It’s no secret that the homeowners insurance business has historically taken a back seat to the other insurance lines when it comes to pricing sophistication. But now, insurance carriers are investing in their homeowners business as they realize this is an area with household growth potential. Furthermore, by focusing on improving their homeowners pricing precision and use of analytics, insurance carriers have the potential to create a distinct competitive advantage.

Below we will uncover the best practices in ratemaking approaches used by North American insurance companies in their homeowners businesses. Based on results from the Earnix/ISO 2014 Homeowners Ratemaking Insurance Survey* we will take a first-hand look at key areas of homeowners pricing as well as discuss the aggregated results from the real-time polling that was held during the ISO/Earnix live webinar.

1) Predictive Modeling
In the 2013 ISO/Earnix Survey, 82% of survey respondents said they used predictive analytics in one or more lines of business.

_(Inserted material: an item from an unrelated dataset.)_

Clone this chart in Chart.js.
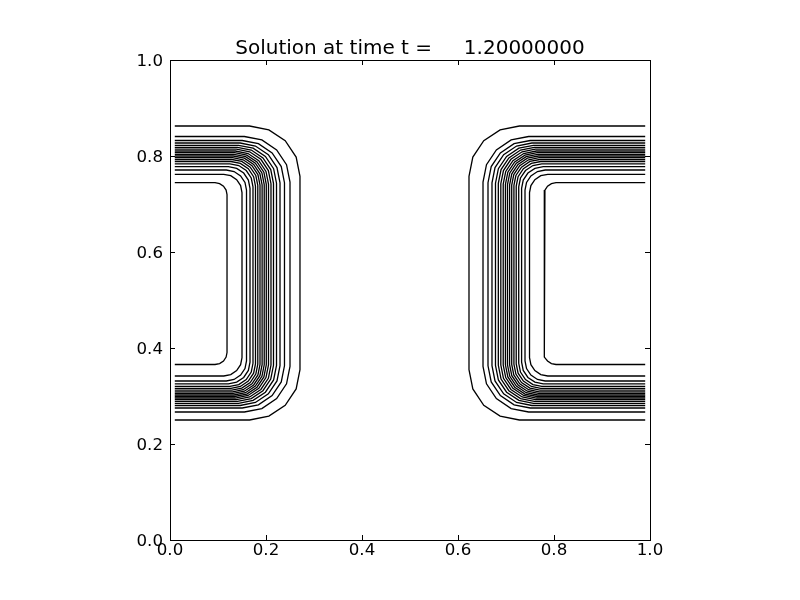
<!DOCTYPE html>
<html>
<head>
    <title>Solution at time t</title>
    <script src="https://cdn.jsdelivr.net/npm/chart.js"></script>
    <style>
        body { margin: 0; background: #fff; }
    </style>
</head>
<body>
    <canvas id="contourChart" width="800" height="600"></canvas>

    <script>
        // Title and axis ticks
        const titleText = 'Solution at time t =     1.20000000';
        const tickValues = [0.0, 0.2, 0.4, 0.6, 0.8, 1.0];
        const gridStart = 0.01;
        const gridEnd = 0.99;

        // Contour levels, outermost -> innermost
        const bandTop = [0.8625, 0.8406, 0.8323, 0.8271, 0.8223, 0.8181, 0.8142, 0.8104, 0.8069, 0.8035,
                         0.8000, 0.7965, 0.7927, 0.7885, 0.7838, 0.7777, 0.7708, 0.7619, 0.7444];
        const bandBottom = [0.2500, 0.2667, 0.2750, 0.2802, 0.2848, 0.2890, 0.2925, 0.2958, 0.2990, 0.3021,
                            0.3054, 0.3088, 0.3123, 0.3160, 0.3202, 0.3254, 0.3313, 0.3417, 0.3656];
        // x of the vertical part of the left blob
        const leftEdge = [0.2708, 0.2500, 0.2385, 0.2292, 0.2219, 0.2156, 0.2104, 0.2052, 0.2006, 0.1963,
                          0.1919, 0.1875, 0.1829, 0.1781, 0.1729, 0.1667, 0.1594, 0.1500, 0.1188];
        // x of the vertical part of the right blob
        const rightEdge = [0.6229, 0.6521, 0.6625, 0.6708, 0.6781, 0.6840, 0.6892, 0.6942, 0.6988, 0.7031,
                           0.7075, 0.7119, 0.7165, 0.7213, 0.7265, 0.7325, 0.7396, 0.7490, 0.7792];
        // corner rounding of each contour
        const cornerR = [0.105, 0.095, 0.088, 0.083, 0.079, 0.075, 0.072, 0.069, 0.066, 0.063,
                         0.060, 0.057, 0.054, 0.051, 0.048, 0.045, 0.042, 0.038, 0.025];

        function arc(cx, cy, r, a0, a1) {
            const pts = [];
            for (let k = 0; k <= 4; k++) {
                const a = (a0 + (a1 - a0) * k / 4) * Math.PI / 180;
                pts.push({ x: cx + r * Math.cos(a), y: cy + r * Math.sin(a) });
            }
            return pts;
        }

        const datasets = [];
        bandTop.forEach((yT, i) => {
            const yB = bandBottom[i];
            const r = cornerR[i];
            const xR = leftEdge[i];
            const xL = rightEdge[i];
            // left blob, open to the left
            datasets.push({
                data: [{ x: gridStart, y: yT }]
                    .concat(arc(xR - r, yT - r, r, 90, 0))
                    .concat(arc(xR - r, yB + r, r, 0, -90))
                    .concat([{ x: gridStart, y: yB }])
            });
            // right blob, open to the right
            datasets.push({
                data: [{ x: gridEnd, y: yT }]
                    .concat(arc(xL + r, yT - r, r, 90, 180))
                    .concat(arc(xL + r, yB + r, r, 180, 270))
                    .concat([{ x: gridEnd, y: yB }])
            });
        });
        datasets.forEach(ds => {
            ds.showLine = true;
            ds.borderColor = '#000';
            ds.borderWidth = 1.3;
            ds.pointRadius = 0;
            ds.tension = 0;
            ds.fill = false;
        });

        const tickFont = { family: 'DejaVu Sans', size: 16.67 };

        // frame, inward ticks on all four sides, title
        const framePlugin = {
            id: 'frame',
            afterDraw(chart) {
                const { ctx, chartArea: a, scales } = chart;
                ctx.save();
                ctx.strokeStyle = '#000';
                ctx.lineWidth = 1;
                ctx.strokeRect(a.left + 0.5, a.top + 0.5, a.right - a.left, a.bottom - a.top);
                ctx.beginPath();
                tickValues.forEach(v => {
                    const px = Math.round(scales.x.getPixelForValue(v)) + 0.5;
                    ctx.moveTo(px, a.bottom); ctx.lineTo(px, a.bottom - 5);
                    ctx.moveTo(px, a.top); ctx.lineTo(px, a.top + 5);
                    const py = Math.round(scales.y.getPixelForValue(v)) + 0.5;
                    ctx.moveTo(a.left, py); ctx.lineTo(a.left + 5, py);
                    ctx.moveTo(a.right, py); ctx.lineTo(a.right - 5, py);
                });
                ctx.stroke();
                ctx.fillStyle = '#000';
                ctx.font = '20px "DejaVu Sans"';
                ctx.textAlign = 'center';
                ctx.textBaseline = 'alphabetic';
                ctx.fillText(titleText, (a.left + a.right) / 2, 53.5);
                ctx.restore();
            }
        };

        new Chart(document.getElementById('contourChart').getContext('2d'), {
            type: 'scatter',
            data: { datasets: datasets },
            plugins: [framePlugin],
            options: {
                responsive: false,
                animation: false,
                layout: { padding: { left: 0, right: 150, top: 60, bottom: 0 } },
                plugins: { legend: { display: false }, tooltip: { enabled: false } },
                scales: {
                    x: {
                        type: 'linear', min: 0, max: 1,
                        afterFit(s) { s.height = 60; },
                        afterBuildTicks(s) { s.ticks = tickValues.map(v => ({ value: v })); },
                        ticks: { callback: v => v.toFixed(1), color: '#000', font: tickFont, padding: -7, maxRotation: 0, autoSkip: false },
                        grid: { display: false },
                        border: { display: false }
                    },
                    y: {
                        type: 'linear', min: 0, max: 1,
                        afterFit(s) { s.width = 170; },
                        afterBuildTicks(s) { s.ticks = tickValues.map(v => ({ value: v })); },
                        ticks: { callback: v => v.toFixed(1), color: '#000', font: tickFont, padding: -1, labelOffset: 1.5, autoSkip: false },
                        grid: { display: false },
                        border: { display: false }
                    }
                }
            }
        });
    </script>
</body>
</html>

The most common use of predictive analytics was found in the Personal Auto Industry (49%) followed by Homeowners (37%), Commercial auto (32%) and Commercial Property (30%). Respondents were also asked what line of business they would see themselves using predictive analytics in the future and homeowners came out on top. In our latest survey, over half of the survey respondents used predictive modelling for homeowners loss cost development vs 37% compared to the year before – that’s more than a 50 % increase year on year.

Of those that incorporated predictive modelling into their projects – half of the companies were using internal and external resources for developing models, while 40% of the companies were using only internal resources in developing models.







2) By Peril Rating
As more companies continue to adopt predictive analytics as an accepted best practice, many are also building out by-peril rating structures. While modeling homeowners losses by-peril significantly increases the modeling efforts, companies are seeing significant benefit in their overall estimate of loss.

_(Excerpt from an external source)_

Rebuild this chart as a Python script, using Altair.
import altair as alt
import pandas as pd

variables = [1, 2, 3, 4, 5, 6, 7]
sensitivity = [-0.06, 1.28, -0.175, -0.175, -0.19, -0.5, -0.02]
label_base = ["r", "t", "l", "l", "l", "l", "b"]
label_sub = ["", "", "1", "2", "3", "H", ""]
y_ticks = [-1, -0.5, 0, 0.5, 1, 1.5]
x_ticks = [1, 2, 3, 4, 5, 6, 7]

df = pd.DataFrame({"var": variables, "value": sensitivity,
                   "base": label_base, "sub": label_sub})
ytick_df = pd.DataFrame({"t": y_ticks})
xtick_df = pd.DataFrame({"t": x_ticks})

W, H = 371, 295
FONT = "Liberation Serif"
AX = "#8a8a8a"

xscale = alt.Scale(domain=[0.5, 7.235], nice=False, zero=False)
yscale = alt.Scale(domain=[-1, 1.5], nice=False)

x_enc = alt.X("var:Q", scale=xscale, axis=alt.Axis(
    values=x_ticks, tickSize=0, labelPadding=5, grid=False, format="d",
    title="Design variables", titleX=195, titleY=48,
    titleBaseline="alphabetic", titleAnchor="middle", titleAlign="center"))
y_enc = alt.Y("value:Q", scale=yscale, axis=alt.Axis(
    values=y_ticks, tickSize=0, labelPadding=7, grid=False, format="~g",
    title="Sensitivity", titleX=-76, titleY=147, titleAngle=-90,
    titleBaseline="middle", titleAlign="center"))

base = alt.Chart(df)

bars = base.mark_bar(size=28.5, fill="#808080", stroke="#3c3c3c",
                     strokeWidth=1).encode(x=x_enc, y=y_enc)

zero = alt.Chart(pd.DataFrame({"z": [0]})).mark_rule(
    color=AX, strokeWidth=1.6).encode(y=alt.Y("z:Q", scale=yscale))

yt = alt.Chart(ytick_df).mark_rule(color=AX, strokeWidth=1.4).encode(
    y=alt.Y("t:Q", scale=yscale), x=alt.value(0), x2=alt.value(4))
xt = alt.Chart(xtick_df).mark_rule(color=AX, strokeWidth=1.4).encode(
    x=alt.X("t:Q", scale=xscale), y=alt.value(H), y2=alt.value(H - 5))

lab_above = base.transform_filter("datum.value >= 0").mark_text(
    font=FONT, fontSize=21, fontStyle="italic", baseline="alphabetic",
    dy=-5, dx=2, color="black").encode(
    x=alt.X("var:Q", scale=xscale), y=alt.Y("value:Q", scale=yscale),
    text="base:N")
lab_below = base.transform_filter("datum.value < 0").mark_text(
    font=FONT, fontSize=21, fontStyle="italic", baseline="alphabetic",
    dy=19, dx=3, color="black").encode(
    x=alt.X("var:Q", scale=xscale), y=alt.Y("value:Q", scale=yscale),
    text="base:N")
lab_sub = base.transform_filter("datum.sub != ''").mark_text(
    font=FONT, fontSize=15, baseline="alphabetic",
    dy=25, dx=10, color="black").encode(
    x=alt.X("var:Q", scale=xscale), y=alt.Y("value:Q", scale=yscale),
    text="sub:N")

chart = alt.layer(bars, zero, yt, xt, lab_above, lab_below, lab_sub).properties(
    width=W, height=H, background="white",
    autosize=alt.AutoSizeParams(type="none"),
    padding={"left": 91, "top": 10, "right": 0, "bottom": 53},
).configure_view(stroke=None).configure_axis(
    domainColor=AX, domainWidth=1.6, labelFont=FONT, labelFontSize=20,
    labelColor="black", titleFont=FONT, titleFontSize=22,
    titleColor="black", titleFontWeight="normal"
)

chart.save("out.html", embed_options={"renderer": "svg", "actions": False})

a) Rating Structure for Homeowners Insurance Varies by the Company Size:
The majority (82%) of the survey respondents representing companies with over $500M GWP use a by-peril rating structure, while most (61%) of the survey respondents from smaller companies combine all perils.









b) Incorporating By-Peril Rating into their Rating Structure:
Over a quarter (26%) of the survey respondents that use all perils combined intend to incorporate by- peril rating into their rating structure within the next year, and another 40% plan on doing it in 2-3 years.

c) Winning with By-Peril
By peril rating is working for those who have adopted it. Over the last 6 years from 2007 -2013, ISO has followed 25 insurers using by-peril plans. In 2007 these companies had 28% market share while in 2013 their market share had grown to 34%.

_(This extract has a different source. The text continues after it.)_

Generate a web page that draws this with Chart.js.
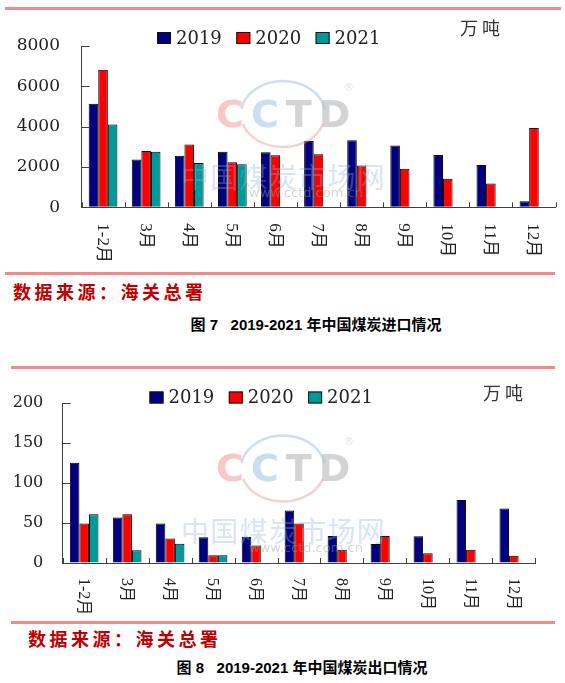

The study also found that companies using by-peril rating, have loss ratios of 4.3 points lower than their competition. While we cannot say that the growth is solely attributed to by-peril rating, we know that by-peril rating goes together with a culture of leveraging predictive analytics; the growth and profitability improvements could be attributed to an overall level of analytical sophistication amongst these companies.







3) Catastrophe Modeling
a) Using Catastrophe Model Output in Ratemaking
Many years ago, one of the only ways homeowner insurers were able to leverage more sophisticated analytics was by utilizing CAT models. Some of the first perils developed decades ago were hurricane and earthquake, while more recently winter storm and severe thunderstorm have been added. The most common way for using CAT models in ratemaking is by simply adjusting the overall rate level based on the output of the model (62-71% for the various catastrophes).

b) Future Use of Catastrophe Model Output in Ratemaking
Most survey respondents who do not currently incorporate catastrophe model outputs into their ratemaking, have no plans for using it in the future. However, severe thunderstorms (45%) followed by winter storms (32%) and fire (26%) are the most common models that insurers plan to build out.







See our follow up blog with more survey results. Feel free to download the full survey report or listen to the on-demand webinar discussing the survey results.

QUESTION: With recent industry attention being directed towards the home product, do you think companies are justified in investing so heavily in homeowners predictive analytics? Is this trend here to stay, or are companies jumping onto another bandwagon? Leave your comments in the comment box below.

* The survey had 99 respondents from mainly the US (90%) but some from Canada (10%) as well. Respondents represented a good mix of company sizes, with three quarters of the survey respondents coming from companies with up to $500M of homeowners insurance gross written premium (GWP), while the remaining quarter of respondents came from companies writing over $500M in premiums.